Dataset section ->

"""

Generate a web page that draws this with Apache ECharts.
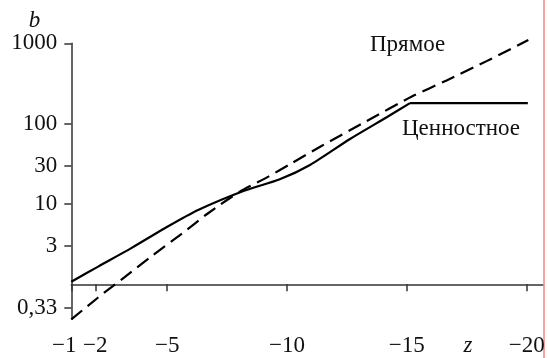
<!DOCTYPE html>
<html><head><meta charset="utf-8">
<script src="https://cdn.jsdelivr.net/npm/echarts@6/dist/echarts.min.js"></script>
<style>html,body{margin:0;padding:0;background:#fff}#c{width:548px;height:358px}</style>
</head><body><div id="c"></div>
<script>
// ---- data ----
const xTickValues = [-1, -2, -5, -10, -15, -20];
const xTickLabels = ['−1', '−2', '−5', '−10', '−15', '−20'];
const yTickValues = [0.33, 3, 10, 30, 100, 1000];
const yTickLabels = ['0,33', '3', '10', '30', '100', '1000'];

const seriesNames = ['Ценностное', 'Прямое'];
// "Ценностное" (solid); the last two points form the flat part after the kink
const zValue = [-1, -2.12, -3.52, -4.9, -6.29, -8.24, -9.7, -10.96, -12.63, -14.16, -15.13, -20.05];
const bValue = [0.84, 1.44, 2.8, 4.98, 8.4, 14.7, 20.3, 30.6, 64.4, 120, 180, 180];
// "Прямое" (dashed)
const zDirect = [-1, -2.12, -3.24, -4.42, -5.6, -6.71, -8.03, -9.22, -10.19, -11.44, -13.31, -15.21, -16.66, -18.33, -20.07];
const bDirect = [0.22, 0.48, 1.0, 2.18, 4.23, 7.66, 14.2, 21.9, 32.1, 52.7, 107, 217, 345, 600, 1100];

// ---- y scale of the original: logarithmic, compressed below 3 ----
const L3 = Math.log10(3), K = 0.806;
function toAxis(b) { const l = Math.log10(b); return b >= 3 ? l : L3 - (L3 - l) * K; }
const yTickAxis = yTickValues.map(toAxis);
function yLabel(v) {
  let best = 0;
  yTickAxis.forEach((t, i) => { if (Math.abs(t - v) < Math.abs(yTickAxis[best] - v)) best = i; });
  return yTickLabels[best];
}
function xLabel(v) {
  const i = xTickValues.findIndex(t => Math.abs(t - v) < 1e-6);
  const s = i >= 0 ? xTickLabels[i] : String(v);
  return i === 0 ? '{first|' + s + '}' : s;
}

const solidPts = zValue.map((z, i) => [z, toAxis(bValue[i])]);
const kink = solidPts.length - 2;
const dashedPts = zDirect.map((z, i) => [z, toAxis(bDirect[i])]);

const FONT = 'Liberation Serif';
const FS = 23;
const solidStyle = { color: '#000', width: 2.2 };
const chart = echarts.init(document.getElementById('c'), null, { renderer: 'canvas' });
chart.setOption({
  animation: false,
  backgroundColor: '#fff',
  grid: { left: 71.3, right: 5.3, top: 43.3, bottom: 38.7, containLabel: false, outerBoundsMode: 'none' },
  xAxis: {
    type: 'value', inverse: true, min: -20.67, max: -1,
    name: 'z', nameLocation: 'middle', nameGap: 15, nameMoveOverlap: false,
    nameTextStyle: { fontFamily: FONT, fontStyle: 'italic', fontSize: FS, color: '#111', padding: [0, 0, 0, 322] },
    axisLine: { show: true, lineStyle: { color: '#333', width: 1.5 } },
    axisTick: { show: true, inside: false, length: 7, customValues: xTickValues, lineStyle: { color: '#333', width: 1.5 } },
    axisLabel: {
      customValues: xTickValues, margin: 15, formatter: xLabel, hideOverlap: false,
      fontFamily: FONT, fontSize: FS, color: '#111',
      rich: { first: { fontFamily: FONT, fontSize: FS, color: '#111', padding: [0, 14, 0, 0] } }
    },
    splitLine: { show: false }
  },
  yAxis: {
    type: 'value', min: -0.436, max: 3,
    name: 'b', nameLocation: 'end', nameGap: 11, nameMoveOverlap: false,
    nameTextStyle: { fontFamily: FONT, fontStyle: 'italic', fontSize: FS, color: '#111', align: 'right', verticalAlign: 'bottom', padding: [0, 31, 0, 0] },
    axisLine: { show: true, lineStyle: { color: '#333', width: 1.5 } },
    axisTick: { show: true, inside: false, length: 7, customValues: yTickAxis, lineStyle: { color: '#333', width: 1.5 } },
    axisLabel: { customValues: yTickAxis, margin: 14, formatter: yLabel, fontFamily: FONT, fontSize: FS, color: '#111' },
    splitLine: { show: false }
  },
  series: [
    {
      name: seriesNames[0], type: 'line', symbol: 'none', clip: false, smooth: 0.25,
      data: solidPts.slice(0, kink + 1), lineStyle: solidStyle
    },
    {
      name: seriesNames[0], type: 'line', symbol: 'none', clip: false,
      data: solidPts.slice(kink), lineStyle: solidStyle
    },
    {
      name: seriesNames[1], type: 'line', symbol: 'none', clip: false, smooth: 0.25,
      data: dashedPts, lineStyle: { color: '#000', width: 2.2, type: [14, 7] }
    }
  ],
  graphic: [
    { type: 'rect', right: 3, top: 0, shape: { width: 2, height: 358 }, style: { fill: '#f4a4a4' }, silent: true },
    { type: 'text', left: 370, top: 33, style: { text: seriesNames[1], font: '23px "Liberation Serif"', fill: '#111' } },
    { type: 'text', left: 402, top: 117, style: { text: seriesNames[0], font: '23px "Liberation Serif"', fill: '#111' } }
  ]
});
</script>
</body></html>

"""

Written request -> Restate exactly, please, only the lines between the start of the data and the line containing "const yTickLabels = ['0,33', '3', '10', '30', '100', '1000'];", both ends included, skipping the pictures.

Solved problem ->
Generate a web page that draws this with Apache ECharts.
<!DOCTYPE html>
<html><head><meta charset="utf-8">
<script src="https://cdn.jsdelivr.net/npm/echarts@6/dist/echarts.min.js"></script>
<style>html,body{margin:0;padding:0;background:#fff}#c{width:548px;height:358px}</style>
</head><body><div id="c"></div>
<script>
// ---- data ----
const xTickValues = [-1, -2, -5, -10, -15, -20];
const xTickLabels = ['−1', '−2', '−5', '−10', '−15', '−20'];
const yTickValues = [0.33, 3, 10, 30, 100, 1000];
const yTickLabels = ['0,33', '3', '10', '30', '100', '1000'];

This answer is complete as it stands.